Per i Romani fu una crudele disfatta: a migliaia furono massacrati, e molti annegarono cercando un impossibile scampo nelle acque del Trasimeno. Un cavaliere insubre, che aveva nome Ducario, scorse il console Flaminio, attorniato dai suoi fidi, che combatteva con coraggio e determinazione. Spronò il cavallo, urlò che ora poteva vendicare le morti che il console aveva provocato tra i suoi concittadini nel corso di una precedente campagna bellica, e caricò: trapassò con la lancia un legionario che difendeva Flaminio, e quindi trafisse il console, alzando possenti grida di trionfo. I Romani si sbandarono completamente. Un folto gruppo si aprì un varco per la ritirata, ma fu raggiunto il giorno seguente dalla cavalleria di Maarbale, che promise loro la libertà se deponessero le armi. Non appena i legionari gettarono spade e lance, Maarbale li fece mettere in catene, secondo la consuetudine proditoria dei cartaginesi, bollata dai Romani col termine di punica fides. Per quanto logorati da marce e battaglie, i cartaginesi potevano ora continuare la discesa lungo la penisola italica, che li avrebbe portati fino ll’incredibile trionfo di Canne e agli ozi di Capua.

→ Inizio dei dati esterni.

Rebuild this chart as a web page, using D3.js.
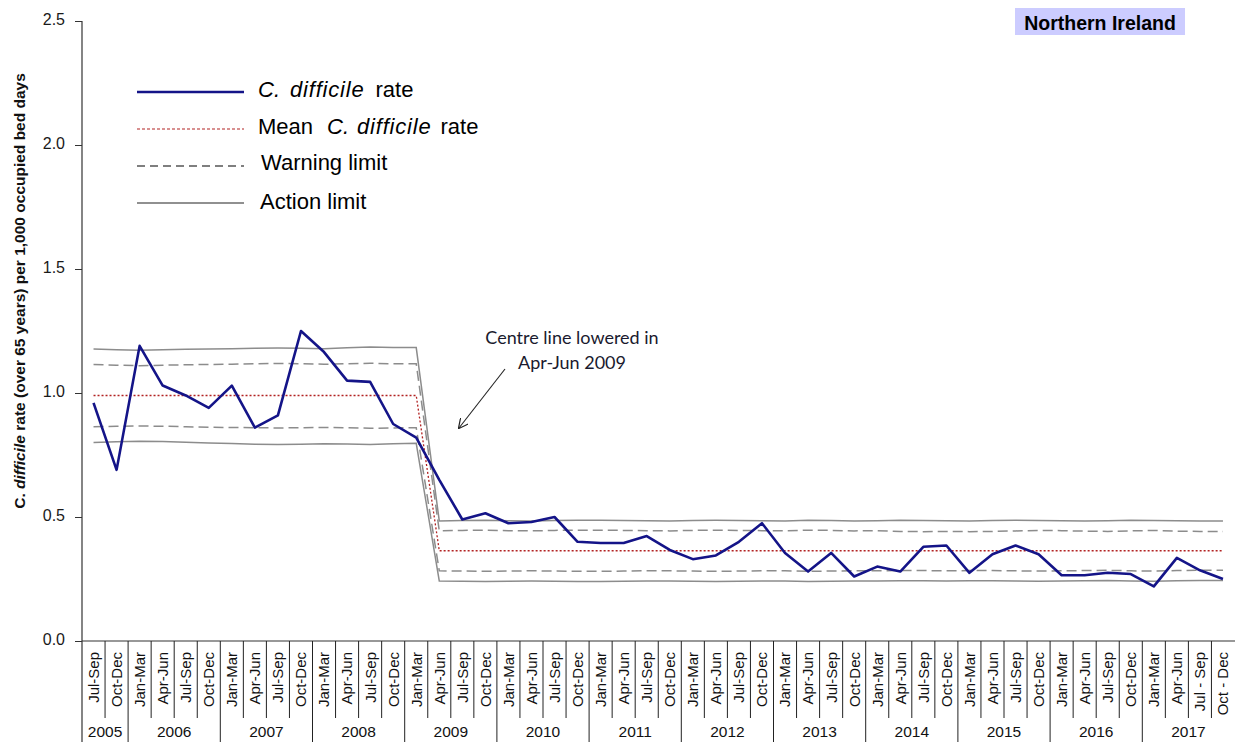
<!DOCTYPE html>
<html>
<head>
<meta charset="utf-8">
<script src="https://cdn.jsdelivr.net/npm/d3@7"></script>
<style>
  body { margin: 0; background: #fff; }
  svg { display: block; font-family: Arial, "Liberation Sans", sans-serif; }
</style>
</head>
<body>
<div id="chart"></div>
<script>
// quarters, Jul-Sep 2005 .. Oct-Dec 2017
const quarterLabels = [
  "Jul-Sep", "Oct-Dec",
  "Jan-Mar", "Apr-Jun", "Jul-Sep", "Oct-Dec",
  "Jan-Mar", "Apr-Jun", "Jul-Sep", "Oct-Dec",
  "Jan-Mar", "Apr-Jun", "Jul-Sep", "Oct-Dec",
  "Jan-Mar", "Apr-Jun", "Jul-Sep", "Oct-Dec",
  "Jan-Mar", "Apr-Jun", "Jul-Sep", "Oct-Dec",
  "Jan-Mar", "Apr-Jun", "Jul-Sep", "Oct-Dec",
  "Jan-Mar", "Apr-Jun", "Jul-Sep", "Oct-Dec",
  "Jan-Mar", "Apr-Jun", "Jul-Sep", "Oct-Dec",
  "Jan-Mar", "Apr-Jun", "Jul-Sep", "Oct-Dec",
  "Jan-Mar", "Apr-Jun", "Jul-Sep", "Oct-Dec",
  "Jan-Mar", "Apr-Jun", "Jul-Sep", "Oct-Dec",
  "Jan-Mar", "Apr-Jun", "Jul - Sep", "Oct - Dec"
]
const years = ["2005", "2006", "2007", "2008", "2009", "2010", "2011", "2012", "2013", "2014", "2015", "2016", "2017"]
const quartersPerYear = [2, 4, 4, 4, 4, 4, 4, 4, 4, 4, 4, 4, 4]

const rate = [
  0.96, 0.69,
  1.19, 1.03, 0.99, 0.94,
  1.03, 0.86, 0.91, 1.25,
  1.165, 1.05, 1.045, 0.875,
  0.82, 0.65, 0.49, 0.515,
  0.475, 0.48, 0.50, 0.40,
  0.395, 0.395, 0.423, 0.367,
  0.33, 0.345, 0.40, 0.475,
  0.355, 0.28, 0.355, 0.26,
  0.30, 0.28, 0.38, 0.385,
  0.275, 0.35, 0.385, 0.35,
  0.265, 0.265, 0.275, 0.27,
  0.22, 0.335, 0.285, 0.25
]
const meanRate = [
  0.99, 0.99, 0.99, 0.99, 0.99, 0.99, 0.99, 0.99, 0.99, 0.99, 0.99, 0.99, 0.99, 0.99, 0.99,
  0.364, 0.364, 0.364, 0.364, 0.364, 0.364, 0.364, 0.364, 0.364, 0.364, 0.364, 0.364,
  0.364, 0.364, 0.364, 0.364, 0.364, 0.364, 0.364, 0.364, 0.364, 0.364, 0.364, 0.364,
  0.364, 0.364, 0.364, 0.364, 0.364, 0.364, 0.364, 0.364, 0.364, 0.364, 0.364
]
const actionUpper = [
  1.177, 1.174, 1.172, 1.174, 1.176, 1.177, 1.178, 1.180, 1.181, 1.180, 1.178, 1.182, 1.185, 1.183, 1.183,
  0.484, 0.486, 0.487, 0.485, 0.484, 0.486, 0.487, 0.487, 0.486, 0.485, 0.484, 0.486,
  0.487, 0.486, 0.485, 0.484, 0.487, 0.486, 0.484, 0.485, 0.487, 0.486, 0.485, 0.484,
  0.486, 0.487, 0.486, 0.485, 0.484, 0.485, 0.487, 0.486, 0.485, 0.484, 0.484
]
const warningUpper = [
  1.115, 1.112, 1.110, 1.112, 1.114, 1.115, 1.116, 1.118, 1.119, 1.118, 1.116, 1.118, 1.120, 1.118, 1.118,
  0.444, 0.446, 0.447, 0.445, 0.444, 0.446, 0.447, 0.447, 0.446, 0.445, 0.444, 0.446,
  0.447, 0.446, 0.445, 0.444, 0.447, 0.446, 0.444, 0.445, 0.442, 0.441, 0.442, 0.441,
  0.442, 0.444, 0.446, 0.445, 0.443, 0.442, 0.444, 0.446, 0.443, 0.442, 0.442
]
const warningLower = [
  0.864, 0.866, 0.867, 0.866, 0.864, 0.862, 0.861, 0.860, 0.859, 0.860, 0.861, 0.860, 0.858, 0.859, 0.860,
  0.283, 0.282, 0.281, 0.282, 0.283, 0.282, 0.281, 0.281, 0.282, 0.283, 0.283, 0.282,
  0.281, 0.282, 0.283, 0.283, 0.281, 0.282, 0.283, 0.283, 0.284, 0.284, 0.283, 0.284,
  0.284, 0.283, 0.282, 0.283, 0.284, 0.285, 0.283, 0.282, 0.284, 0.285, 0.285
]
const actionLower = [
  0.800, 0.803, 0.805, 0.804, 0.801, 0.798, 0.796, 0.793, 0.792, 0.793, 0.795, 0.794, 0.792, 0.795, 0.797,
  0.242, 0.241, 0.240, 0.241, 0.242, 0.241, 0.240, 0.240, 0.241, 0.242, 0.242, 0.241,
  0.240, 0.241, 0.242, 0.242, 0.240, 0.241, 0.242, 0.242, 0.243, 0.243, 0.242, 0.243,
  0.243, 0.242, 0.241, 0.242, 0.243, 0.244, 0.242, 0.241, 0.243, 0.244, 0.244
]
const yTicks = [0, 0.5, 1.0, 1.5, 2.0, 2.5]

const width = 1235
const height = 742
const marginLeft = 82
const marginTop = 21
const axisY = 641 // baseline of the plot
const quarterSepBottom = 718

const rateColor = "#141488"
const meanColor = "#b22222"
const limitColor = "#8c8c8c"

const svg = d3.select("#chart").append("svg")
  .attr("width", width)
  .attr("height", height)
  .attr("viewBox", [0, 0, width, height])

const xScale = d3.scaleBand()
  .domain(d3.range(quarterLabels.length))
  .range([marginLeft, width - 0.5])
  .padding(0)
const xMid = i => xScale(i) + xScale.bandwidth() / 2
const yScale = d3.scaleLinear([0, 2.5], [axisY, marginTop])

// y axis
svg.append("g")
  .attr("transform", `translate(${marginLeft},0)`)
  .call(d3.axisLeft(yScale)
    .tickValues(yTicks)
    .tickFormat(d3.format(".1f"))
    .tickSize(7)
    .tickSizeOuter(0)
    .tickPadding(10))
  .call(g => g.select(".domain").remove())
  .call(g => g.selectAll(".tick line").attr("stroke", "#333"))
  .call(g => g.selectAll(".tick text")
    .attr("font-size", 16)
    .attr("font-family", "Arial, 'Liberation Sans', sans-serif")
    .attr("fill", "#1a1a1a")
    .attr("dy", "0.2em"))

svg.append("line")
  .attr("x1", marginLeft).attr("x2", marginLeft)
  .attr("y1", marginTop).attr("y2", height)
  .attr("stroke", "#333").attr("stroke-width", 1.2)

// y label
const yLab = svg.append("text")
  .attr("transform", `translate(25,291) rotate(-90)`)
  .attr("text-anchor", "middle")
  .attr("font-size", 15.5)
  .attr("font-weight", "bold")
  .attr("fill", "#111")
yLab.append("tspan").text("C. ")
yLab.append("tspan").attr("font-style", "italic").text("difficile")
yLab.append("tspan").text(" rate (over 65 years) per 1,000 occupied bed days")

// x axis: quarter labels
svg.append("g")
  .attr("transform", `translate(0,${axisY})`)
  .call(d3.axisBottom(xScale)
    .tickFormat(i => quarterLabels[i])
    .tickSize(0)
    .tickSizeOuter(0))
  .call(g => g.select(".domain").remove())
  .call(g => g.selectAll(".tick").attr("transform", i => `translate(${xMid(i)},0)`))
  .call(g => g.selectAll(".tick text")
    .attr("transform", "rotate(-90)")
    .attr("x", -11)
    .attr("y", 0)
    .attr("dy", "0.36em")
    .attr("text-anchor", "end")
    .attr("font-size", 15)
    .attr("font-family", "Arial, 'Liberation Sans', sans-serif")
    .attr("fill", "#111"))

svg.append("line")
  .attr("x1", marginLeft).attr("x2", width)
  .attr("y1", axisY).attr("y2", axisY)
  .attr("stroke", "#333").attr("stroke-width", 1.2)

// separators between quarters, longer ones between years
const yearStarts = d3.cumsum(quartersPerYear)
svg.append("g")
  .attr("stroke", "#222")
  .attr("stroke-width", 1)
  .selectAll("line")
  .data(d3.range(1, quarterLabels.length))
  .join("line")
  .attr("x1", i => xScale(i)).attr("x2", i => xScale(i))
  .attr("y1", axisY)
  .attr("y2", i => yearStarts.includes(i) ? height : quarterSepBottom)

// year labels
svg.append("g")
  .selectAll("text")
  .data(years)
  .join("text")
  .attr("x", (d, k) => {
    const first = k === 0 ? 0 : yearStarts[k - 1]
    const last = yearStarts[k] - 1
    return (xScale(first) + xScale(last) + xScale.bandwidth()) / 2
  })
  .attr("y", 737)
  .attr("text-anchor", "middle")
  .attr("font-size", 15.5)
  .attr("fill", "#111")
  .text(d => d)

// series lines
const lineOf = values => d3.line()
  .x((d, i) => xMid(i))
  .y(d => yScale(d))(values)

const limits = svg.append("g").attr("fill", "none")
limits.append("path").attr("d", lineOf(actionUpper))
  .attr("stroke", limitColor).attr("stroke-width", 1.5)
limits.append("path").attr("d", lineOf(actionLower))
  .attr("stroke", limitColor).attr("stroke-width", 1.5)
limits.append("path").attr("d", lineOf(warningUpper))
  .attr("stroke", limitColor).attr("stroke-width", 1.5).attr("stroke-dasharray", "10,5")
limits.append("path").attr("d", lineOf(warningLower))
  .attr("stroke", limitColor).attr("stroke-width", 1.5).attr("stroke-dasharray", "10,5")

svg.append("path")
  .attr("d", lineOf(meanRate))
  .attr("fill", "none")
  .attr("stroke", meanColor)
  .attr("stroke-width", 1.3)
  .attr("stroke-dasharray", "2,2")

svg.append("path")
  .attr("d", lineOf(rate))
  .attr("fill", "none")
  .attr("stroke", rateColor)
  .attr("stroke-width", 2.6)
  .attr("stroke-linejoin", "round")

// legend: each part = [text, italic, gap before]
const legendItems = [
  { parts: [["C.", true, 0], ["difficile", true, 10], ["rate", false, 11]], color: rateColor, width: 2.6, dash: null, y: 92, ty: 97, tx: 258 },
  { parts: [["Mean", false, 0], ["C.", true, 14], ["difficile", true, 8], ["rate", false, 9]], color: meanColor, width: 1.2, dash: "3,2", y: 129, ty: 134, tx: 258 },
  { parts: [["Warning limit", false, 0]], color: "#555", width: 1.5, dash: "8,5", y: 166, ty: 170, tx: 261 },
  { parts: [["Action limit", false, 0]], color: "#222", width: 1.2, dash: null, y: 203, ty: 209, tx: 260 }
]
const legend = svg.append("g")
legendItems.forEach(item => {
  legend.append("line")
    .attr("x1", 137).attr("x2", 244)
    .attr("y1", item.y).attr("y2", item.y)
    .attr("stroke", item.color)
    .attr("stroke-width", item.width)
    .attr("stroke-dasharray", item.dash)
  const t = legend.append("text")
    .attr("x", item.tx).attr("y", item.ty)
    .attr("font-size", 22)
    .attr("fill", "#000")
  item.parts.forEach(([s, it, gap]) => {
    t.append("tspan")
      .attr("font-style", it ? "italic" : null)
      .attr("letter-spacing", s === "difficile" ? 0.8 : null)
      .attr("dx", gap || null)
      .text(s)
  })
})

// region tag
svg.append("rect")
  .attr("x", 1015).attr("y", 8)
  .attr("width", 170).attr("height", 27)
  .attr("fill", "#ccccff")
svg.append("text")
  .attr("x", 1100).attr("y", 30)
  .attr("text-anchor", "middle")
  .attr("font-size", 19.5)
  .attr("font-weight", "bold")
  .attr("fill", "#000")
  .text("Northern Ireland")

// annotation
svg.append("defs").append("marker")
  .attr("id", "arrowhead")
  .attr("viewBox", "0 0 10 10")
  .attr("refX", 9).attr("refY", 5)
  .attr("markerWidth", 10).attr("markerHeight", 10)
  .attr("markerUnits", "userSpaceOnUse")
  .attr("orient", "auto")
  .append("path")
  .attr("d", "M0,0 L10,5 L0,10")
  .attr("fill", "none")
  .attr("stroke", "#222")
  .attr("stroke-width", 1.2)

svg.append("line")
  .attr("x1", 505).attr("y1", 369)
  .attr("x2", 459).attr("y2", 428)
  .attr("stroke", "#222")
  .attr("stroke-width", 1.1)
  .attr("marker-end", "url(#arrowhead)")

const note = svg.append("text")
  .attr("text-anchor", "middle")
  .attr("font-family", "Lato, 'Open Sans', sans-serif")
  .attr("font-size", 18)
  .attr("fill", "#1a1a2e")
note.append("tspan").attr("x", 572).attr("y", 344).text("Centre line lowered in")
note.append("tspan").attr("x", 572).attr("y", 369).text("Apr-Jun 2009")
</script>
</body>
</html>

I luoghi dove si svolse la battaglia non sono molto cambiati dall’anno 217 a. C. Si possono visitare partendo dal borgo di Tuoro al Trasimeno, seguendo un affascinante percorso che ricostruisce le fasi del violentissimo scontro. Una serie di postazioni sulle colline che fronteggiano la distesa delle acque ripercorre le varie tappe dell’avvenimento storico: l’arrivo di Annibale, la preparazione dell’agguato, l’avvicinarsi dei Romani, l’ordine di attacco del generale cartaginese, la morte di Flaminio, la disfatta, la tentata fuga. La storia si fa allora viva e pulsante e drammatica, ancor più se si portano con sé le pagine indimenticabili che Tito Livio dedica a questo fatto militare, all’inizio del libro XXII di Ab Urbe Condita.